§ GIVEN DATA:
########
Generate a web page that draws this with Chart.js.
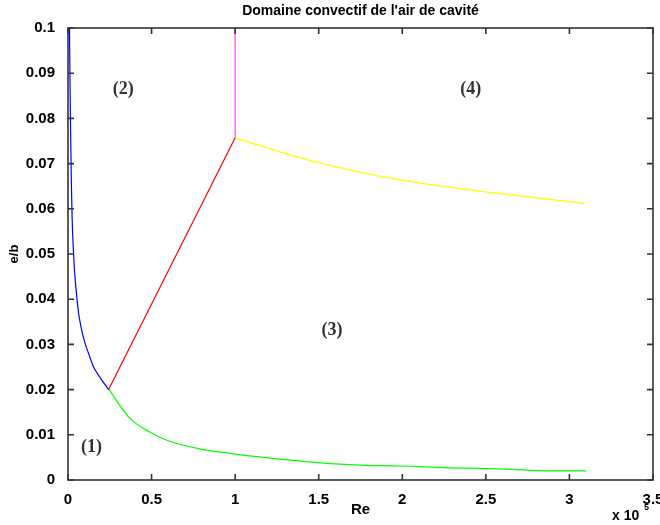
<!DOCTYPE html>
<html>
<head>
<meta charset="utf-8">
<script src="https://cdn.jsdelivr.net/npm/chart.js@4.4.0/dist/chart.umd.min.js"></script>
<style>
  html, body { margin: 0; padding: 0; background: #fff; }
  #wrap { width: 660px; height: 525px; }
</style>
</head>
<body>
<div id="wrap"><canvas id="domaine"></canvas></div>
<script>
// Re en unités de 10^5, e/b sans dimension
const blueRe = [0.009, 0.012, 0.015, 0.02, 0.025, 0.032, 0.040, 0.050, 0.063, 0.080, 0.100, 0.125, 0.153, 0.195, 0.243];
const blueEb = [0.1, 0.088, 0.079, 0.066, 0.0575, 0.051, 0.0458, 0.0415, 0.037, 0.0335, 0.0305, 0.0278, 0.025, 0.0225, 0.020];

const redRe = [0.243, 1.0];
const redEb = [0.020, 0.0757];

const magentaRe = [1.0, 1.0];
const magentaEb = [0.0757, 0.1];

const yellowRe = [1.0, 1.37, 1.77, 2.11, 2.51, 3.09];
const yellowEb = [0.0757, 0.0715, 0.0679, 0.0657, 0.0637, 0.0612];

const greenRe = [0.243, 0.369, 0.489, 0.591, 0.788, 0.986, 1.148, 1.51, 1.75, 1.99, 2.29, 2.61, 2.90, 3.10];
const greenEb = [0.0201, 0.0137, 0.0106, 0.0088, 0.0069, 0.0058, 0.0051, 0.0038, 0.0033, 0.0031, 0.0027, 0.0024, 0.0020, 0.0020];

const xTicks = [0, 0.5, 1, 1.5, 2, 2.5, 3, 3.5];
const yTicks = [0, 0.01, 0.02, 0.03, 0.04, 0.05, 0.06, 0.07, 0.08, 0.09, 0.1];

const zoneLabels = ['(1)', '(2)', '(3)', '(4)'];
const zoneRe = [0.14, 0.33, 1.58, 2.41];
const zoneEb = [0.0073, 0.0865, 0.033, 0.0865];

function pts(xs, ys) {
    return xs.map((x, i) => ({ x: x, y: ys[i] }));
}

function serie(xs, ys, color) {
    return {
        data: pts(xs, ys),
        showLine: true,
        borderColor: color,
        borderWidth: 1.2,
        pointRadius: 0,
        fill: false,
        cubicInterpolationMode: 'monotone'
    };
}

// cadre, graduations vers l'intérieur et textes façon MATLAB
const decor = {
    id: 'decor',
    afterDatasetsDraw(chart) {
        const ctx = chart.ctx;
        const a = chart.chartArea;
        const sx = chart.scales.x, sy = chart.scales.y;
        ctx.save();
        ctx.strokeStyle = '#333';
        ctx.lineWidth = 1.6;
        ctx.strokeRect(a.left, a.top, a.right - a.left, a.bottom - a.top);
        ctx.beginPath();
        xTicks.forEach(v => {
            const p = sx.getPixelForValue(v);
            ctx.moveTo(p, a.bottom);
            ctx.lineTo(p, a.bottom - 6);
            ctx.moveTo(p, a.top);
            ctx.lineTo(p, a.top + 6);
        });
        yTicks.forEach(v => {
            const p = sy.getPixelForValue(v);
            ctx.moveTo(a.left, p);
            ctx.lineTo(a.left + 6, p);
            ctx.moveTo(a.right, p);
            ctx.lineTo(a.right - 6, p);
        });
        ctx.stroke();

        ctx.fillStyle = '#000';
        ctx.font = 'bold 14px "Liberation Sans", Arial, sans-serif';
        ctx.textAlign = 'center';
        ctx.textBaseline = 'middle';
        ctx.fillText("Domaine convectif de l'air de cavité", (a.left + a.right) / 2, 11);
        ctx.font = 'bold 15px "Liberation Sans", Arial, sans-serif';
        ctx.fillText('Re', (a.left + a.right) / 2, 510);
        ctx.textAlign = 'left';
        ctx.font = 'bold 14px "Liberation Sans", Arial, sans-serif';
        ctx.fillText('x 10', 612, 516);
        ctx.font = 'bold 9px "Liberation Sans", Arial, sans-serif';
        ctx.fillText('5', 644, 508);
        ctx.save();
        ctx.translate(14, (a.top + a.bottom) / 2);
        ctx.rotate(-Math.PI / 2);
        ctx.textAlign = 'center';
        ctx.font = 'bold 13px "Liberation Sans", Arial, sans-serif';
        ctx.fillText('e/b', 0, 0);
        ctx.restore();

        ctx.fillStyle = '#333';
        ctx.font = 'bold 18px "Liberation Serif", "Times New Roman", serif';
        ctx.textAlign = 'center';
        zoneLabels.forEach((t, i) => {
            ctx.fillText(t, sx.getPixelForValue(zoneRe[i]), sy.getPixelForValue(zoneEb[i]));
        });
        ctx.restore();
    }
};

const tickFont = { family: '"Liberation Sans", Arial, sans-serif', size: 15, weight: 'bold' };

new Chart(document.getElementById('domaine'), {
    type: 'scatter',
    data: {
        datasets: [
            serie(blueRe, blueEb, '#0000ff'),
            serie(redRe, redEb, '#ff0000'),
            serie(magentaRe, magentaEb, '#ff44ff'),
            serie(yellowRe, yellowEb, '#ffff00'),
            serie(greenRe, greenEb, '#00ff00')
        ]
    },
    options: {
        responsive: true,
        maintainAspectRatio: false,
        animation: false,
        layout: { padding: { top: 28, right: 7, left: 0, bottom: 0 } },
        plugins: {
            legend: { display: false },
            tooltip: { enabled: false }
        },
        scales: {
            x: {
                type: 'linear',
                min: 0, max: 3.5,
                afterBuildTicks: s => { s.ticks = xTicks.map(v => ({ value: v })); },
                afterFit: s => { s.height = 45; s.paddingRight = 0; s.paddingLeft = 0; },
                grid: { display: false },
                border: { display: false },
                ticks: {
                    color: '#000', font: tickFont, padding: 3, maxRotation: 0,
                    callback: v => String(v)
                }
            },
            y: {
                type: 'linear',
                min: 0, max: 0.1,
                afterBuildTicks: s => { s.ticks = yTicks.map(v => ({ value: v })); },
                afterFit: s => { s.width = 68; s.paddingTop = 0; s.paddingBottom = 0; },
                grid: { display: false },
                border: { display: false },
                ticks: {
                    color: '#000', font: tickFont, padding: 5,
                    callback: v => String(Number(v.toFixed(2)))
                }
            }
        }
    },
    plugins: [decor]
});
</script>
</body>
</html>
########
§ TASK: Quote the material word for word, dropping any images it holds.

§ SOLVED EXERCISE:
Generate a web page that draws this with Chart.js.
<!DOCTYPE html>
<html>
<head>
<meta charset="utf-8">
<script src="https://cdn.jsdelivr.net/npm/chart.js@4.4.0/dist/chart.umd.min.js"></script>
<style>
  html, body { margin: 0; padding: 0; background: #fff; }
  #wrap { width: 660px; height: 525px; }
</style>
</head>
<body>
<div id="wrap"><canvas id="domaine"></canvas></div>
<script>
// Re en unités de 10^5, e/b sans dimension
const blueRe = [0.009, 0.012, 0.015, 0.02, 0.025, 0.032, 0.040, 0.050, 0.063, 0.080, 0.100, 0.125, 0.153, 0.195, 0.243];
const blueEb = [0.1, 0.088, 0.079, 0.066, 0.0575, 0.051, 0.0458, 0.0415, 0.037, 0.0335, 0.0305, 0.0278, 0.025, 0.0225, 0.020];

const redRe = [0.243, 1.0];
const redEb = [0.020, 0.0757];

const magentaRe = [1.0, 1.0];
const magentaEb = [0.0757, 0.1];

const yellowRe = [1.0, 1.37, 1.77, 2.11, 2.51, 3.09];
const yellowEb = [0.0757, 0.0715, 0.0679, 0.0657, 0.0637, 0.0612];

const greenRe = [0.243, 0.369, 0.489, 0.591, 0.788, 0.986, 1.148, 1.51, 1.75, 1.99, 2.29, 2.61, 2.90, 3.10];
const greenEb = [0.0201, 0.0137, 0.0106, 0.0088, 0.0069, 0.0058, 0.0051, 0.0038, 0.0033, 0.0031, 0.0027, 0.0024, 0.0020, 0.0020];

const xTicks = [0, 0.5, 1, 1.5, 2, 2.5, 3, 3.5];
const yTicks = [0, 0.01, 0.02, 0.03, 0.04, 0.05, 0.06, 0.07, 0.08, 0.09, 0.1];

const zoneLabels = ['(1)', '(2)', '(3)', '(4)'];
const zoneRe = [0.14, 0.33, 1.58, 2.41];
const zoneEb = [0.0073, 0.0865, 0.033, 0.0865];

function pts(xs, ys) {
    return xs.map((x, i) => ({ x: x, y: ys[i] }));
}

function serie(xs, ys, color) {
    return {
        data: pts(xs, ys),
        showLine: true,
        borderColor: color,
        borderWidth: 1.2,
        pointRadius: 0,
        fill: false,
        cubicInterpolationMode: 'monotone'
    };
}

// cadre, graduations vers l'intérieur et textes façon MATLAB
const decor = {
    id: 'decor',
    afterDatasetsDraw(chart) {
        const ctx = chart.ctx;
        const a = chart.chartArea;
        const sx = chart.scales.x, sy = chart.scales.y;
        ctx.save();
        ctx.strokeStyle = '#333';
        ctx.lineWidth = 1.6;
        ctx.strokeRect(a.left, a.top, a.right - a.left, a.bottom - a.top);
        ctx.beginPath();
        xTicks.forEach(v => {
            const p = sx.getPixelForValue(v);
            ctx.moveTo(p, a.bottom);
            ctx.lineTo(p, a.bottom - 6);
            ctx.moveTo(p, a.top);
            ctx.lineTo(p, a.top + 6);
        });
        yTicks.forEach(v => {
            const p = sy.getPixelForValue(v);
            ctx.moveTo(a.left, p);
            ctx.lineTo(a.left + 6, p);
            ctx.moveTo(a.right, p);
            ctx.lineTo(a.right - 6, p);
        });
        ctx.stroke();

        ctx.fillStyle = '#000';
        ctx.font = 'bold 14px "Liberation Sans", Arial, sans-serif';
        ctx.textAlign = 'center';
        ctx.textBaseline = 'middle';
        ctx.fillText("Domaine convectif de l'air de cavité", (a.left + a.right) / 2, 11);
        ctx.font = 'bold 15px "Liberation Sans", Arial, sans-serif';
        ctx.fillText('Re', (a.left + a.right) / 2, 510);
        ctx.textAlign = 'left';
        ctx.font = 'bold 14px "Liberation Sans", Arial, sans-serif';
        ctx.fillText('x 10', 612, 516);
        ctx.font = 'bold 9px "Liberation Sans", Arial, sans-serif';
        ctx.fillText('5', 644, 508);
        ctx.save();
        ctx.translate(14, (a.top + a.bottom) / 2);
        ctx.rotate(-Math.PI / 2);
        ctx.textAlign = 'center';
        ctx.font = 'bold 13px "Liberation Sans", Arial, sans-serif';
        ctx.fillText('e/b', 0, 0);
        ctx.restore();

        ctx.fillStyle = '#333';
        ctx.font = 'bold 18px "Liberation Serif", "Times New Roman", serif';
        ctx.textAlign = 'center';
        zoneLabels.forEach((t, i) => {
            ctx.fillText(t, sx.getPixelForValue(zoneRe[i]), sy.getPixelForValue(zoneEb[i]));
        });
        ctx.restore();
    }
};

const tickFont = { family: '"Liberation Sans", Arial, sans-serif', size: 15, weight: 'bold' };

new Chart(document.getElementById('domaine'), {
    type: 'scatter',
    data: {
        datasets: [
            serie(blueRe, blueEb, '#0000ff'),
            serie(redRe, redEb, '#ff0000'),
            serie(magentaRe, magentaEb, '#ff44ff'),
            serie(yellowRe, yellowEb, '#ffff00'),
            serie(greenRe, greenEb, '#00ff00')
        ]
    },
    options: {
        responsive: true,
        maintainAspectRatio: false,
        animation: false,
        layout: { padding: { top: 28, right: 7, left: 0, bottom: 0 } },
        plugins: {
            legend: { display: false },
            tooltip: { enabled: false }
        },
        scales: {
            x: {
                type: 'linear',
                min: 0, max: 3.5,
                afterBuildTicks: s => { s.ticks = xTicks.map(v => ({ value: v })); },
                afterFit: s => { s.height = 45; s.paddingRight = 0; s.paddingLeft = 0; },
                grid: { display: false },
                border: { display: false },
                ticks: {
                    color: '#000', font: tickFont, padding: 3, maxRotation: 0,
                    callback: v => String(v)
                }
            },
            y: {
                type: 'linear',
                min: 0, max: 0.1,
                afterBuildTicks: s => { s.ticks = yTicks.map(v => ({ value: v })); },
                afterFit: s => { s.width = 68; s.paddingTop = 0; s.paddingBottom = 0; },
                grid: { display: false },
                border: { display: false },
                ticks: {
                    color: '#000', font: tickFont, padding: 5,
                    callback: v => String(Number(v.toFixed(2)))
                }
            }
        }
    },
    plugins: [decor]
});
</script>
</body>
</html>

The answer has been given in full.